I believe that, with all the marginalized anti-Semitism that could be found in the Stalinist movement for years before, the decisive turning point came at this point, in 1967. The upshot of course is well known: how the “German Democratic Republic” became a bastion of “anti-Zionism;” how the Lumumba University in Moscow turned out doctors of Holocaust-denial (see the case of Abbas, above), etc. etc.

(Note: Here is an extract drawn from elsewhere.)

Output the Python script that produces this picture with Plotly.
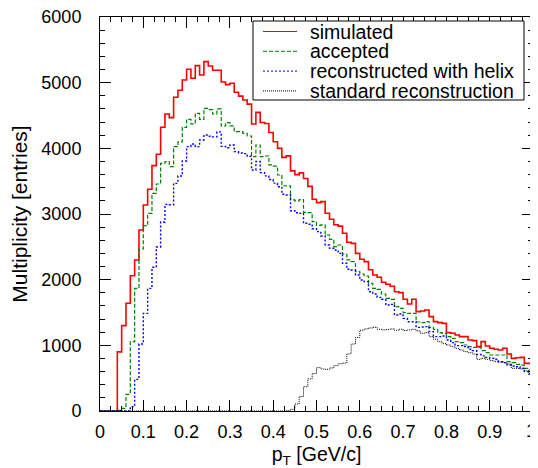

The Soviets’ 1967 line, to which they held to the end of their existence in 1989, had a tremendous effect on the broad spectrum of liberal/left opinion. The Soviets’ fiercest opponents on the Left, the Trotskyists, followed their Stalinist enemy/friends in the decisive turn against Israel after the ’67 War. The Trotskyists saw themselves in competition with the Communists for the pool of left-leaning “militants.” As a result of the Soviet position, it became more and more required for the “revolutionary socialists” and the “anti-imperialists” to include a fierce opposition to “Zionism” in their propaganda. The Trotskyists could not afford to be outbid in the left-wing marketplace. (Of course there were earlier reasons, primarily the inherent Marxist anti-Semitism, that made them vulnerable for this shift. I have discussed these matters here
As for the descendants of the old Stalinist movement, most strikingly The Nation magazine of the United States, it is the Soviets’ turn against Israel in 1967 that still seems to weigh heavily in its hysterical campaign against Israel. (See my blog on this here). Obviously there are other reasons as well for the liberal/left “anti-Zionism” of our day. Just what these are awaits the careful study of a historian yet to appear.
There is little hope for peace between Israel and its Arab neighbors in the foreseeable future. The reasons for this pessimism lie mainly in the Muslim culture of hate and violence. The “anti-Zionism” of parts of liberal/left opinion in the West — giving support to the Islamist anti-Israel project — contributes to the difficulty of finding a solution.